Professor Lauren Breen, a psychologist at Curtin University, says the instinct to seek comfort in coincidence and signs makes profound sense.

“When someone dies, the relationship changes, but it doesn’t end,” Breen says.

She describes a range of ways people deliberately try to maintain connection with the dead, such as visiting significant places or holding on to keepsakes. But she argues that the passive signs – the ones that seem to arrive uninvited – carry their own unique power.

“If it’s giving them a smile, or a giggle, or a sense of connection, then it’s actually very adaptive,” she says.

Part of what fuels the phenomenon is a psychological pattern similar to the Baader-Meinhof effect, where something you’ve just noticed suddenly seems to appear everywhere.

Experts say our brains filter vast amounts of sensory input. Once something is emotionally salient, it jumps to the front of our awareness to help us prioritise threats, opportunities or important social information.

The Baader-Meinhof effect becomes particularly strong during grief, because our brains are wired to prioritise emotionally significant information.

A butterfly might always have been destined to land on that windowsill, but now, seeing it carries new weight.

“We’re thinking about that person, even if we’re not realising we’re thinking about them,” Breen explains.

The question, she says, is not whether such signs are “real” in a verifiable sense, but whether the person experiencing them finds them comforting.

Bernardine Brierty is a social worker who has spent nearly three decades as a funeral director for Bowra & O’Dea, meaning she is rarely far from the dead or the stories the living tell about them.

In her experience, mourners are quick to credit the departed with things happening out of the ordinary, such as the wrong song blaring at the end of a service, a picture frame toppling off a coffin, or a sudden chill in an otherwise still room.

“I think it is more common than you think and I wonder if as humans we are turning coincidence into something that is going to give us comfort? For example, it can be at a funeral and they play the wrong piece of music at the end and they say ‘Dad’s having the last laugh’,” Brierty says.
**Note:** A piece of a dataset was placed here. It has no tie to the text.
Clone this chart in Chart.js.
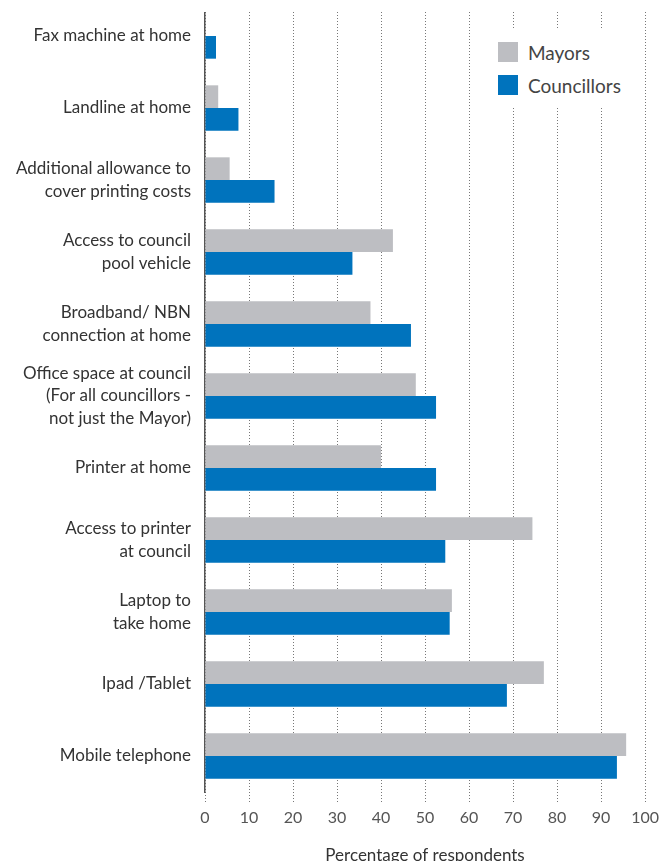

It is a theory borne out not just in chapels but in living rooms and cars, where grief tends to ambush people unannounced.

Friends Narelle Towie and Ruth Francis
Friends Narelle Towie and Ruth Francis

Of the hundreds of people Geniene Mairata has supported as a grief counsellor for bereavement and trauma support charity Miners’ Promise, she cannot think of one who hasn’t experienced feeling a connection or sign from beyond the grave.

“It is such a powerful comfort to people’s healing,” Mairata says. “We are continuing the bond with that person and through the signs, it is a tangible way to do that in a physical world.”

In grief, life draws the eye towards life and Mairata says people most often see the signs in music, numbers, nature and animals.

“There is often an animal and a connection with nature, because I think that [represents] new life.”

Broom also describes the role of culture and symbolism in shaping how grief is experienced. Gardens, nature and sensory cues often activate a memory or emotion and may reflect a deeper human need to connect and understand the world.

“When we talk about Australia, acknowledgment of country for instance, we are talking about acknowledging our interconnectedness, among many other things with land, water, people and ancestors,” Broom says.

Breen says it is important for people to come to their own conclusions about what is happening when a magpie tilts its head at just the right moment, or a favourite song comes on the radio at the precise second someone needs to hear it.

But she cautions that grieving people can be vulnerable to exploitation and should be wary of psychics, mediums and various online operators working to monetise a longing for connection.

Ruth passed on 24 March, but before she died, we agreed that “Daddy Long” should be our code word should a clairvoyant ever come into my orbit. I can reveal the code here as I am not one to seek such services.

But what I do know is that when I am in the ocean surfing, I will glance to the sky and if something rude appears in the clouds, I’ll assume she’s keeping her end of the deal.